By: Peter Hall, reprinted from Fantastic Fest 9/29/09
I like that the original [REC]'s real-time unraveling of an apartment building under quarantine for a mysterious virus that turns the infected into fluid spewing, flesh clawing maniacs is logistically conducive to a sequel. I really like that returning filmmakers Jaume Balaguero and Paco Plaza can pick up from the second they left off and tell another (almost real-time) story still shot entirely in the first-person perspective without being confined to a single camera's viewpoint thanks to our new story proxies by way of a doctor and his four SWAT-team escorts. And I absolutely love how [REC] 2 not only upgrades some aspects of the apartment, of the virus, and of the victims, but it completely overhauls the presentation of the proceedings. Yet I still have one nag.

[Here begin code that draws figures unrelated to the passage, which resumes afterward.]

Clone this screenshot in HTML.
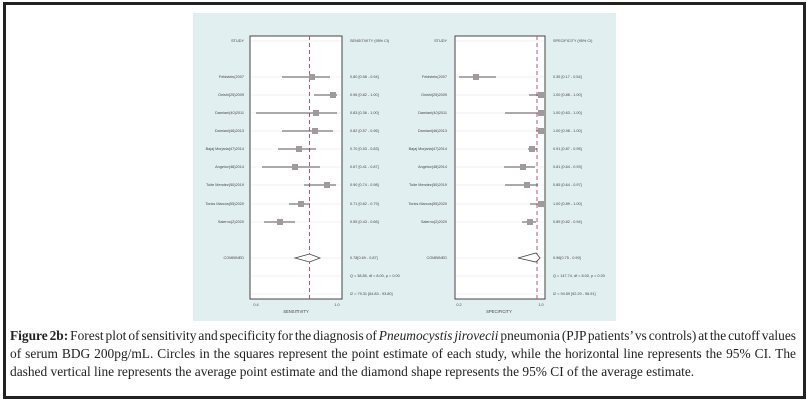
<!DOCTYPE html>
<html><head><meta charset="utf-8"><style>
html,body{margin:0;padding:0;background:#fff;}
body{width:807px;height:400px;position:relative;overflow:hidden;}
.frame{position:absolute;left:3px;top:2px;width:797px;height:391px;border:3px solid #222;box-sizing:content-box;}
.cap{position:absolute;left:10px;top:327px;width:786px;font-family:"Liberation Serif",serif;font-size:13.4px;line-height:18px;color:#222;word-spacing:-2.5px;}
.cap div{text-align:justify;text-align-last:justify;}
.cap div.last{text-align-last:left;word-spacing:0;}
svg{position:absolute;left:0;top:0;}
</style></head><body>
<div class="frame"></div>
<svg width="807" height="400" xmlns="http://www.w3.org/2000/svg" font-family="Liberation Sans, sans-serif">
<rect x="193" y="13" width="423" height="308" fill="#e2eff1"/>
<rect x="250" y="36" width="92" height="263" fill="#fff" stroke="#444" stroke-width="1"/>
<g stroke="#eee" stroke-width="0.8">
<line x1="251" x2="341" y1="41" y2="41"/><line x1="251" x2="341" y1="77" y2="77"/><line x1="251" x2="341" y1="95" y2="95"/><line x1="251" x2="341" y1="113" y2="113"/><line x1="251" x2="341" y1="131" y2="131"/><line x1="251" x2="341" y1="149" y2="149"/><line x1="251" x2="341" y1="167" y2="167"/><line x1="251" x2="341" y1="185" y2="185"/><line x1="251" x2="341" y1="204" y2="204"/><line x1="251" x2="341" y1="222" y2="222"/><line x1="251" x2="341" y1="258" y2="258"/><line x1="251" x2="341" y1="276" y2="276"/><line x1="251" x2="341" y1="294" y2="294"/>
</g>
<line x1="309.5" x2="309.5" y1="36" y2="299" stroke="#c8506e" stroke-width="1" stroke-dasharray="4,3"/>
<g stroke="#555" stroke-width="1">
<line x1="282" x2="330" y1="77" y2="77"/><line x1="314" x2="337" y1="95" y2="95"/><line x1="256" x2="337" y1="113" y2="113"/><line x1="282" x2="333" y1="131" y2="131"/><line x1="278" x2="316" y1="149" y2="149"/><line x1="262" x2="320" y1="167" y2="167"/><line x1="304" x2="336" y1="185" y2="185"/><line x1="289" x2="310" y1="204" y2="204"/><line x1="264" x2="295" y1="222" y2="222"/>
</g>
<g fill="#a09a9e">
<rect x="309" y="74" width="6" height="6"/><rect x="330" y="92" width="6" height="6"/><rect x="313" y="110" width="6" height="6"/><rect x="312" y="128" width="6" height="6"/><rect x="296" y="146" width="6" height="6"/><rect x="292" y="164" width="6" height="6"/><rect x="324" y="182" width="6" height="6"/><rect x="298" y="201" width="6" height="6"/><rect x="277" y="219" width="6" height="6"/>
</g>
<polygon points="295,258 309.5,254 320,258 309.5,262" fill="#fff" stroke="#444" stroke-width="0.8"/>
<g font-size="3.8" fill="#444" text-anchor="end">
<text x="244" y="42">STUDY</text><text x="244" y="78">Feldstein(2007</text><text x="244" y="96">Onishi(25)2009</text><text x="244" y="114">Damiani(40)2011</text><text x="244" y="132">Damiani(46)2013</text><text x="244" y="150">Bajaj Morjaria(47)2014</text><text x="244" y="168">Angelov(48)2014</text><text x="244" y="186">Tuite Mendez(50)2019</text><text x="244" y="205">Tonks Marcos(55)2020</text><text x="244" y="223">Salerno(2)2020</text><text x="244" y="259">COMBINED</text>
</g>
<g font-size="3.8" fill="#444">
<text x="350" y="42">SENSITIVITY (95% CI)</text><text x="350" y="78">0.80 [0.58 - 0.94]</text><text x="350" y="96">0.96 [0.82 - 1.00]</text><text x="350" y="114">0.83 [0.36 - 1.00]</text><text x="350" y="132">0.82 [0.57 - 0.96]</text><text x="350" y="150">0.70 [0.53 - 0.83]</text><text x="350" y="168">0.67 [0.41 - 0.87]</text><text x="350" y="186">0.90 [0.74 - 0.98]</text><text x="350" y="205">0.71 [0.62 - 0.79]</text><text x="350" y="223">0.55 [0.43 - 0.66]</text><text x="350" y="259">0.78[0.69 - 0.87]</text><text x="350" y="277">Q = 38.85, df = 8.00, p = 0.00</text><text x="350" y="295">I2 = 79.31 [64.83 - 93.80]</text>
</g>
<g font-size="3.8" fill="#444" text-anchor="middle">
<text x="256" y="306">0.4</text><text x="337" y="306">1.0</text><text x="296" y="313" font-size="4.2">SENSITIVITY</text>
</g>
<rect x="455" y="36" width="90" height="263" fill="#fff" stroke="#444" stroke-width="1"/>
<g stroke="#eee" stroke-width="0.8">
<line x1="456" x2="544" y1="41" y2="41"/><line x1="456" x2="544" y1="77" y2="77"/><line x1="456" x2="544" y1="95" y2="95"/><line x1="456" x2="544" y1="113" y2="113"/><line x1="456" x2="544" y1="131" y2="131"/><line x1="456" x2="544" y1="149" y2="149"/><line x1="456" x2="544" y1="167" y2="167"/><line x1="456" x2="544" y1="185" y2="185"/><line x1="456" x2="544" y1="204" y2="204"/><line x1="456" x2="544" y1="222" y2="222"/><line x1="456" x2="544" y1="258" y2="258"/><line x1="456" x2="544" y1="276" y2="276"/><line x1="456" x2="544" y1="294" y2="294"/>
</g>
<line x1="537" x2="537" y1="36" y2="299" stroke="#c8506e" stroke-width="1" stroke-dasharray="4,3"/>
<g stroke="#555" stroke-width="1">
<line x1="459" x2="496" y1="77" y2="77"/><line x1="529" x2="543" y1="95" y2="95"/><line x1="505" x2="541" y1="113" y2="113"/><line x1="536" x2="542" y1="131" y2="131"/><line x1="528" x2="537" y1="149" y2="149"/><line x1="504" x2="535" y1="167" y2="167"/><line x1="505" x2="538" y1="185" y2="185"/><line x1="530" x2="541" y1="204" y2="204"/><line x1="522" x2="536" y1="222" y2="222"/>
</g>
<g fill="#a09a9e">
<rect x="473" y="74" width="6" height="6"/><rect x="538" y="92" width="6" height="6"/><rect x="538" y="110" width="6" height="6"/><rect x="538" y="128" width="6" height="6"/><rect x="529" y="146" width="6" height="6"/><rect x="520" y="164" width="6" height="6"/><rect x="524" y="182" width="6" height="6"/><rect x="538" y="201" width="6" height="6"/><rect x="527" y="219" width="6" height="6"/>
</g>
<polygon points="518,258 536,253 540,258 536,262" fill="#fff" stroke="#444" stroke-width="0.8"/>
<g font-size="3.8" fill="#444" text-anchor="end">
<text x="447" y="42">STUDY</text><text x="447" y="78">Feldstein(2007</text><text x="447" y="96">Onishi(25)2009</text><text x="447" y="114">Damiani(40)2011</text><text x="447" y="132">Damiani(46)2013</text><text x="447" y="150">Bajaj Morjaria(47)2014</text><text x="447" y="168">Angelov(48)2014</text><text x="447" y="186">Tuite Mendez(50)2019</text><text x="447" y="205">Tonks Marcos(55)2020</text><text x="447" y="223">Salerno(2)2020</text><text x="447" y="259">COMBINED</text>
</g>
<g font-size="3.8" fill="#444">
<text x="553" y="42">SPECIFICITY (95% CI)</text><text x="553" y="78">0.35 [0.17 - 0.54]</text><text x="553" y="96">1.00 [0.88 - 1.00]</text><text x="553" y="114">1.00 [0.63 - 1.00]</text><text x="553" y="132">1.00 [0.98 - 1.00]</text><text x="553" y="150">0.91 [0.87 - 0.95]</text><text x="553" y="168">0.81 [0.64 - 0.93]</text><text x="553" y="186">0.85 [0.64 - 0.97]</text><text x="553" y="205">1.00 [0.89 - 1.00]</text><text x="553" y="223">0.89 [0.82 - 0.94]</text><text x="553" y="259">0.96[0.75 - 0.99]</text><text x="553" y="277">Q = 147.74, df = 8.00, p = 0.00</text><text x="553" y="295">I2 = 94.59 [92.29 - 96.91]</text>
</g>
<g font-size="3.8" fill="#444" text-anchor="middle">
<text x="459" y="306">0.2</text><text x="541" y="306">1.0</text><text x="499" y="313" font-size="4.2">SPECIFICITY</text>
</g>
</svg>
<div class="cap">
<div><b>Figure 2b:</b> Forest plot of sensitivity and specificity for the diagnosis of <i>Pneumocystis jirovecii</i> pneumonia (PJP patients’ vs controls) at the cutoff values</div>
<div>of serum BDG 200pg/mL. Circles in the squares represent the point estimate of each study, while the horizontal line represents the 95% CI. The</div>
<div class="last">dashed vertical line represents the average point estimate and the diamond shape represents the 95% CI of the average estimate.</div>
</div>
</body></html>
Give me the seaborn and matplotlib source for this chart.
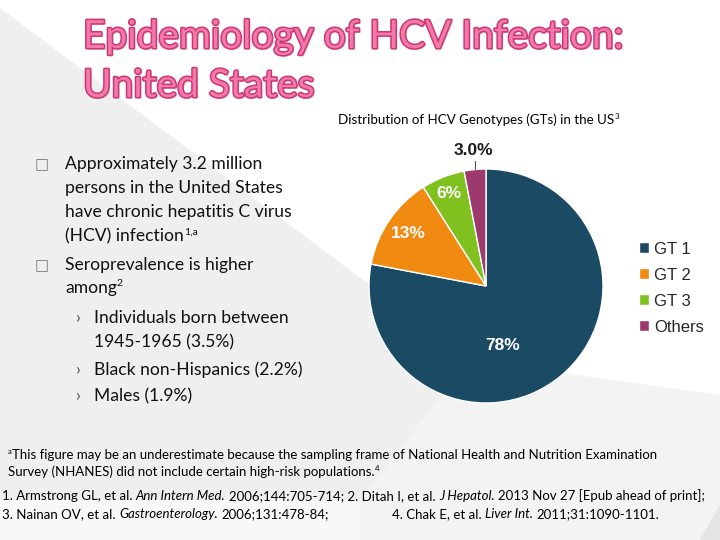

[REC] 2 is not scary. Not one bit, actually. Even after 4 or 5 viewings (and the American remake, Quarantine), [REC] still turns my circulatory system into a NASCAR event, but none of that pulse dominating terror and anticipation is matched in the sequel. But what Balaguero and Plaza don't deliver in the fear department, they deliver in the idea department. [REC] 2 may not be scary, but it damn sure has more concept and convention re-toolings than you can shake a rail-thin, pale-white, string-haired woman wielding a claw hammer at.